● **EXERCISE TASK**
Locate every line below that contains the word "this" and copy it.

[Code that draws figures]
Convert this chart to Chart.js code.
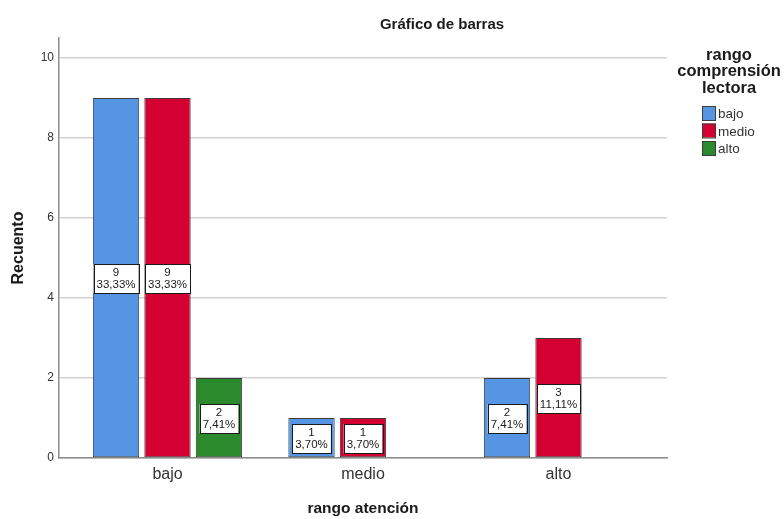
<!DOCTYPE html>
<html lang="es">
<head>
<meta charset="utf-8">
<title>Gráfico de barras</title>
<script src="https://cdn.jsdelivr.net/npm/chart.js@4.4.1/dist/chart.umd.min.js"></script>
<style>
  html, body { margin: 0; padding: 0; background: #fff; }
  #wrap { width: 784px; height: 519px; }
</style>
</head>
<body>
<div id="wrap"><canvas id="grafico"></canvas></div>
<script>
// Datos (recuentos)
const categorias = ['bajo', 'medio', 'alto'];   // rango atención
const serieBajo  = [9, 1, 2];                    // rango comprensión lectora = bajo
const serieMedio = [9, 1, 3];                    // = medio
const serieAlto  = [2, 0, 0];                    // = alto
const nombresSeries = ['bajo', 'medio', 'alto'];
const ticksY = [0, 2, 4, 6, 8, 10];

const titulo = 'Gráfico de barras';
const tituloLeyenda = ['rango', 'comprensión', 'lectora'];
const coloresSeries = ['#5595e4', '#d50032', '#2b8a2b'];

const FUENTE = "'Liberation Sans', Arial, sans-serif";

// total para los porcentajes de las etiquetas
const total = [...serieBajo, ...serieMedio, ...serieAlto].reduce((a, b) => a + b, 0);
function porcentaje(v) {
    return (v / total * 100).toFixed(2).replace('.', ',') + '%';
}

// Título del gráfico
const pluginTitulo = {
    id: 'titulo',
    afterDraw(chart) {
        const ctx = chart.ctx;
        ctx.save();
        ctx.font = 'bold 15px ' + FUENTE;
        ctx.fillStyle = '#1a1a1a';
        ctx.textAlign = 'center';
        ctx.textBaseline = 'middle';
        ctx.fillText(titulo, 442, 25);
        ctx.restore();
    }
};

// Etiquetas "n / %" dentro de cada barra
const pluginEtiquetas = {
    id: 'etiquetas',
    afterDatasetsDraw(chart) {
        const ctx = chart.ctx;
        ctx.save();
        ctx.font = '11.5px ' + FUENTE;
        ctx.textAlign = 'center';
        ctx.textBaseline = 'middle';
        chart.data.datasets.forEach((ds, i) => {
            const meta = chart.getDatasetMeta(i);
            meta.data.forEach((barra, j) => {
                const v = ds.data[j];
                if (!v) return;
                const l1 = String(v);
                const l2 = porcentaje(v);
                const w = Math.max(ctx.measureText(l1).width, ctx.measureText(l2).width) + 6;
                const h = 29;
                const cx = barra.x;
                const cy = (barra.y + barra.base) / 2 + 1;
                ctx.fillStyle = '#ffffff';
                ctx.fillRect(cx - w / 2, cy - h / 2, w, h);
                ctx.strokeStyle = '#1a1a1a';
                ctx.lineWidth = 1;
                ctx.strokeRect(Math.round(cx - w / 2) + 0.5, Math.round(cy - h / 2) + 0.5, Math.round(w), h);
                ctx.fillStyle = '#1a1a1a';
                ctx.fillText(l1, cx, cy - 6);
                ctx.fillText(l2, cx, cy + 6);
            });
        });
        ctx.restore();
    }
};

// Leyenda a la derecha, al estilo SPSS
const pluginLeyenda = {
    id: 'leyendaSpss',
    afterDraw(chart) {
        const ctx = chart.ctx;
        const cx = 729;
        ctx.save();
        ctx.font = 'bold 16.5px ' + FUENTE;
        ctx.fillStyle = '#1a1a1a';
        ctx.textAlign = 'center';
        ctx.textBaseline = 'middle';
        tituloLeyenda.forEach((t, k) => ctx.fillText(t, cx, 55 + k * 16.7));

        ctx.font = '13.5px ' + FUENTE;
        ctx.textAlign = 'left';
        chart.data.datasets.forEach((ds, i) => {
            const y = 113 + i * 17.5;
            ctx.fillStyle = ds.backgroundColor;
            ctx.fillRect(702, y - 7, 13, 14);
            ctx.strokeStyle = '#3c3c3c';
            ctx.lineWidth = 1;
            ctx.strokeRect(702.5, y - 6.5, 13, 14);
            ctx.fillStyle = '#333333';
            ctx.fillText(ds.label, 718, y + 1.5);
        });
        ctx.restore();
    }
};

const datasets = [serieBajo, serieMedio, serieAlto].map((serie, i) => ({
    label: nombresSeries[i],
    data: serie,
    backgroundColor: coloresSeries[i],
    borderColor: '#3c3c3c',
    borderWidth: c => (c.raw ? 1 : 0),
    borderSkipped: false,
    categoryPercentage: 0.79,
    barPercentage: 0.9
}));

new Chart(document.getElementById('grafico'), {
    type: 'bar',
    data: { labels: categorias, datasets: datasets },
    plugins: [pluginTitulo, pluginEtiquetas, pluginLeyenda],
    options: {
        responsive: true,
        maintainAspectRatio: false,
        animation: false,
        layout: { padding: { top: 38, right: 117, left: 0, bottom: 0 } },
        plugins: {
            legend: { display: false },
            title: { display: false },
            tooltip: { enabled: false }
        },
        scales: {
            x: {
                grid: { drawOnChartArea: false, drawTicks: false },
                border: { display: true, color: '#8c8c8c', width: 1.5 },
                ticks: { color: '#333333', padding: 7, font: { family: FUENTE, size: 16 } },
                title: {
                    display: true,
                    text: 'rango atención',
                    color: '#1a1a1a',
                    padding: { top: 0, bottom: 1 },
                    font: { family: FUENTE, size: 15.5, weight: 'bold' }
                },
                afterBuildTicks(s) {
                    // márgenes laterales de los grupos como en el original
                    s._startValue = -0.555;
                    s._valueRange = 3.11;
                },
                afterFit(s) { s.height = 61; }
            },
            y: {
                min: 0,
                max: 10.5,
                afterBuildTicks(s) { s.ticks = ticksY.map(v => ({ value: v })); },
                grid: { color: '#d2d2d2', lineWidth: 1.5, drawTicks: false },
                border: { display: true, color: '#8c8c8c', width: 1.5 },
                ticks: { color: '#333333', padding: 5, font: { family: FUENTE, size: 12 } },
                title: {
                    display: true,
                    text: 'Recuento',
                    color: '#1a1a1a',
                    padding: { top: 9, bottom: 0 },
                    font: { family: FUENTE, size: 16, weight: 'bold' }
                },
                afterFit(s) { s.width = 59; }
            }
        }
    }
});
</script>
</body>
</html>
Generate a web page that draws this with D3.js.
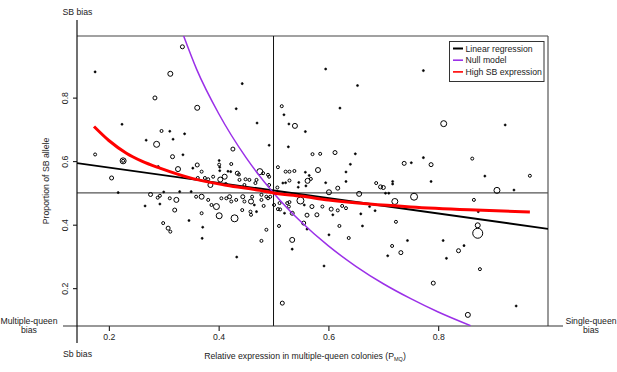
<!DOCTYPE html>
<html>
<head>
<meta charset="utf-8">
<script src="https://cdnjs.cloudflare.com/ajax/libs/d3/7.8.5/d3.min.js"></script>
<style>
  html, body { margin: 0; padding: 0; background: #fff; }
  svg { display: block; font-family: "Liberation Sans", Arial, Helvetica, sans-serif; }
</style>
</head>
<body>
<svg id="chart" width="617" height="372"></svg>
<script>
// ---------- DATA ----------
const xDomain = [0.142, 1.0];
const yDomain = [0.081, 0.994];
const xTicks = [0.2, 0.4, 0.6, 0.8];
const yTicks = [0.2, 0.4, 0.6, 0.8];
const neutralValue = 0.5;

// genes: [relative expression in MQ colonies, proportion of SB allele, relative weight]
const genes = [
  [0.175,0.881,1],[0.312,0.875,4],[0.334,0.960,3],[0.284,0.799,3],[0.361,0.768,4],
  [0.224,0.716,1],[0.296,0.695,2],[0.311,0.694,1],[0.317,0.669,1],[0.338,0.686,1],
  [0.268,0.666,1],[0.287,0.653,5],[0.443,0.844,1],[0.432,0.765,1],[0.470,0.720,1],
  [0.492,0.650,1],[0.426,0.638,3],[0.595,0.890,1],[0.773,0.885,1],[0.653,0.838,1],
  [0.515,0.773,2],[0.519,0.746,1],[0.621,0.767,1],[0.528,0.717,1],[0.539,0.711,4],
  [0.558,0.693,1],[0.810,0.718,5],[0.922,0.714,1],[0.527,0.645,1],[0.571,0.622,2],
  [0.585,0.623,2],[0.612,0.627,3],[0.649,0.623,1],[0.640,0.590,1],[0.738,0.593,3],
  [0.751,0.595,1],[0.773,0.611,1],[0.787,0.589,3],[0.862,0.608,2],[0.508,0.581,2],
  [0.522,0.567,2],[0.529,0.567,2],[0.538,0.569,2],[0.558,0.565,1],[0.565,0.555,1],
  [0.581,0.572,4],[0.632,0.566,1],[0.885,0.553,1],[0.967,0.554,2],[0.907,0.508,5],
  [0.938,0.509,1],[0.517,0.531,1],[0.522,0.532,1],[0.529,0.539,2],[0.546,0.533,1],
  [0.562,0.538,4],[0.568,0.544,2],[0.595,0.532,1],[0.617,0.515,3],[0.632,0.536,1],
  [0.687,0.531,2],[0.695,0.519,3],[0.700,0.517,3],[0.717,0.536,1],[0.717,0.528,1],
  [0.787,0.536,1],[0.704,0.499,1],[0.710,0.499,1],[0.656,0.497,4],[0.756,0.488,6],
  [0.721,0.473,5],[0.865,0.478,2],[0.873,0.441,1],[0.872,0.398,4],[0.872,0.373,9],
  [0.549,0.476,6],[0.529,0.471,2],[0.511,0.468,2],[0.508,0.449,2],[0.512,0.448,2],
  [0.528,0.457,2],[0.534,0.436,3],[0.520,0.436,1],[0.561,0.430,3],[0.579,0.431,3],
  [0.570,0.457,3],[0.589,0.457,2],[0.605,0.449,3],[0.617,0.445,2],[0.608,0.431,1],
  [0.632,0.452,2],[0.659,0.434,1],[0.675,0.457,1],[0.685,0.444,1],[0.723,0.409,2],
  [0.510,0.396,2],[0.555,0.405,3],[0.561,0.386,1],[0.620,0.396,2],[0.662,0.396,1],
  [0.534,0.352,4],[0.534,0.323,1],[0.601,0.368,1],[0.637,0.358,2],[0.744,0.350,1],
  [0.809,0.350,1],[0.847,0.334,1],[0.837,0.318,3],[0.716,0.333,2],[0.732,0.312,3],
  [0.708,0.302,1],[0.815,0.294,1],[0.592,0.270,1],[0.876,0.260,2],[0.791,0.216,3],
  [0.942,0.144,1],[0.854,0.116,4],[0.433,0.298,1],[0.516,0.153,3],
  [0.175,0.621,2],[0.226,0.601,5],[0.226,0.601,2],[0.205,0.547,3],[0.217,0.501,1],
  [0.316,0.614,3],[0.335,0.620,1],[0.290,0.583,1],[0.326,0.575,4],[0.276,0.495,3],
  [0.289,0.485,2],[0.311,0.483,2],[0.323,0.478,4],[0.300,0.503,1],[0.266,0.459,1],
  [0.293,0.465,1],[0.320,0.446,3],[0.299,0.405,2],[0.308,0.389,3],[0.312,0.378,2],
  [0.346,0.413,1],[0.371,0.392,1],[0.370,0.357,1],[0.329,0.504,1],[0.350,0.504,1],
  [0.361,0.588,3],[0.369,0.567,2],[0.353,0.578,1],[0.381,0.543,2],[0.385,0.525,4],
  [0.390,0.551,2],[0.401,0.602,1],[0.401,0.589,2],[0.402,0.570,1],[0.411,0.551,4],
  [0.413,0.528,2],[0.423,0.591,2],[0.422,0.567,1],[0.434,0.562,3],[0.438,0.541,2],
  [0.449,0.543,2],[0.456,0.541,2],[0.469,0.541,2],[0.475,0.567,5],[0.481,0.562,2],
  [0.490,0.557,2],[0.467,0.531,2],[0.447,0.525,2],[0.359,0.488,2],[0.369,0.488,4],
  [0.381,0.478,2],[0.387,0.462,2],[0.396,0.457,5],[0.401,0.428,5],[0.405,0.483,2],
  [0.414,0.483,2],[0.420,0.488,3],[0.423,0.473,2],[0.429,0.420,6],[0.432,0.478,2],
  [0.444,0.488,3],[0.443,0.446,2],[0.447,0.473,2],[0.459,0.473,4],[0.461,0.488,2],
  [0.465,0.462,1],[0.478,0.478,2],[0.478,0.494,2],[0.487,0.488,2],[0.482,0.459,2],
  [0.490,0.483,2],[0.458,0.441,2],[0.469,0.441,1],[0.459,0.431,2],[0.487,0.384,2],
  [0.478,0.349,2],[0.492,0.551,2],[0.492,0.525,2],[0.507,0.517,2],[0.545,0.518,1],
  [0.559,0.522,1],[0.601,0.502,4],[0.494,0.488,2],[0.501,0.462,2],[0.525,0.468,2],
  [0.556,0.462,1],[0.625,0.459,2],[0.362,0.547,2],[0.375,0.547,2],[0.403,0.542,4],
  [0.437,0.558,2],[0.417,0.568,1],[0.402,0.581,1],[0.369,0.436,2],[0.293,0.491,2]
];

// Linear regression (read at the plot edges)
const regX = [0.142, 1.0];
const regY = [0.594, 0.387];

// Null model curve
const nullX = [0.335, 0.36, 0.4, 0.45, 0.5, 0.55, 0.6, 0.65, 0.7, 0.75, 0.8, 0.859];
const nullY = [1.0, 0.889, 0.75, 0.611, 0.5, 0.409, 0.333, 0.269, 0.214, 0.167, 0.125, 0.082];

// High SB expression curve
const highX = [0.173, 0.2, 0.232, 0.26, 0.293, 0.353, 0.414, 0.475, 0.5, 0.55, 0.6, 0.675, 0.75, 0.856, 0.967];
const highY = [0.709, 0.665, 0.625, 0.600, 0.578, 0.545, 0.524, 0.508, 0.500, 0.490, 0.478, 0.465, 0.456, 0.447, 0.440];

const legendItems = ["Linear regression", "Null model", "High SB expression"];
const legendColors = ["#000000", "#9b30e8", "#ff0000"];

// ---------- DRAW ----------
const svg = d3.select("#chart");
const pL = 77, pR = 548, pT = 36, pB = 326;
const x = d3.scaleLinear().domain(xDomain).range([pL, pR]);
const y = d3.scaleLinear().domain(yDomain).range([pB, pT]);
const rScale = d3.scaleLinear().domain([1, 10]).range([1, 5.5]);
const fs = 8.7;

svg.append("defs").append("clipPath").attr("id", "clip")
  .append("rect").attr("x", pL).attr("y", pT).attr("width", pR - pL).attr("height", pB - pT);

// frame lines
svg.append("line").attr("x1", pL).attr("x2", pR).attr("y1", pT).attr("y2", pT)
  .attr("stroke", "#444").attr("stroke-width", 1.2);
svg.append("line").attr("x1", pR).attr("x2", pR).attr("y1", pT).attr("y2", pB)
  .attr("stroke", "#555").attr("stroke-width", 1.2);
// neutral lines
svg.append("line").attr("x1", pL).attr("x2", pR).attr("y1", y(neutralValue)).attr("y2", y(neutralValue))
  .attr("stroke", "#555").attr("stroke-width", 1.2);
svg.append("line").attr("x1", x(neutralValue)).attr("x2", x(neutralValue)).attr("y1", pT).attr("y2", pB)
  .attr("stroke", "#111").attr("stroke-width", 1);

// axes
const xAxis = svg.append("g").attr("transform", `translate(0,${pB})`)
  .call(d3.axisBottom(x).tickValues(xTicks).tickSize(5).tickPadding(3).tickFormat(d3.format(".1f")));
xAxis.select(".domain").remove();
xAxis.selectAll("text").attr("font-size", fs).attr("fill", "#222").attr("font-family", "Liberation Sans, Arial, sans-serif");
svg.append("line").attr("x1", 63).attr("x2", 563).attr("y1", pB).attr("y2", pB)
  .attr("stroke", "#333").attr("stroke-width", 1.2);

const yAxis = svg.append("g").attr("transform", `translate(${pL},0)`)
  .call(d3.axisLeft(y).tickValues(yTicks).tickSize(4).tickFormat(d3.format(".1f")));
yAxis.select(".domain").remove();
yAxis.selectAll("text").attr("font-size", fs).attr("fill", "#222")
  .attr("font-family", "Liberation Sans, Arial, sans-serif")
  .attr("x", null).attr("dy", null).attr("text-anchor", "middle")
  .attr("transform", "translate(-9,0) rotate(-90)");
svg.append("line").attr("x1", pL).attr("x2", pL).attr("y1", 20).attr("y2", 343)
  .attr("stroke", "#111").attr("stroke-width", 1.2);

// points
svg.append("g").selectAll("circle").data(genes).join("circle")
  .attr("cx", d => x(d[0])).attr("cy", d => y(d[1]))
  .attr("r", d => d[2] === 1 ? 1.05 : rScale(d[2]))
  .attr("fill", d => d[2] === 1 ? "#000" : "none")
  .attr("stroke", "#000").attr("stroke-width", d => d[2] === 1 ? 0.6 : 1);

const plot = svg.append("g").attr("clip-path", "url(#clip)");
// regression
plot.append("path").datum(d3.zip(regX, regY))
  .attr("d", d3.line().x(d => x(d[0])).y(d => y(d[1])))
  .attr("fill", "none").attr("stroke", legendColors[0]).attr("stroke-width", 1.8);
// null model
plot.append("path").datum(d3.zip(nullX, nullY))
  .attr("d", d3.line().x(d => x(d[0])).y(d => y(d[1])).curve(d3.curveMonotoneX))
  .attr("fill", "none").attr("stroke", legendColors[1]).attr("stroke-width", 1.5);
// high SB expression
plot.append("path").datum(d3.zip(highX, highY))
  .attr("d", d3.line().x(d => x(d[0])).y(d => y(d[1])).curve(d3.curveMonotoneX))
  .attr("fill", "none").attr("stroke", legendColors[2]).attr("stroke-width", 3);

// legend
const lg = svg.append("g");
lg.append("rect").attr("x", 449.5).attr("y", 41.5).attr("width", 94.5).attr("height", 40)
  .attr("fill", "#fff").attr("stroke", "#333").attr("stroke-width", 1);
legendItems.forEach((t, i) => {
  const cy = 48.5 + i * 11.7;
  lg.append("line").attr("x1", 453).attr("x2", 463).attr("y1", cy).attr("y2", cy)
    .attr("stroke", legendColors[i]).attr("stroke-width", i === 0 ? 2 : 1.6);
  lg.append("text").attr("x", 465.5).attr("y", cy).attr("dy", "0.35em")
    .attr("font-size", fs).attr("fill", "#222").text(t);
});

// annotation texts
const txt = (xx, yy, s, anchor = "middle") => svg.append("text").attr("x", xx).attr("y", yy)
  .attr("dy", "0.35em").attr("text-anchor", anchor).attr("font-size", fs).attr("fill", "#222").text(s);
txt(77.5, 11.5, "SB bias");
txt(77.5, 354, "Sb bias");
txt(29, 321, "Multiple-queen");
txt(29, 330, "bias");
txt(591, 321, "Single-queen");
txt(591, 330, "bias");

const xt = svg.append("text").attr("x", 305).attr("y", 356).attr("dy", "0.35em")
  .attr("text-anchor", "middle").attr("font-size", fs).attr("fill", "#222");
xt.append("tspan").text("Relative expression in multiple-queen colonies (P");
xt.append("tspan").attr("font-size", 5.5).attr("dy", "1.5").text("MQ");
xt.append("tspan").attr("dy", "-1.5").text(")");

svg.append("text").attr("transform", "translate(46,181) rotate(-90)").attr("dy", "0.35em")
  .attr("text-anchor", "middle").attr("font-size", fs).attr("fill", "#222").text("Proportion of SB allele");
</script>
</body>
</html>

● **THE SOLUTION**
Convert this chart to Chart.js code.
Generate a web page that draws this with D3.js.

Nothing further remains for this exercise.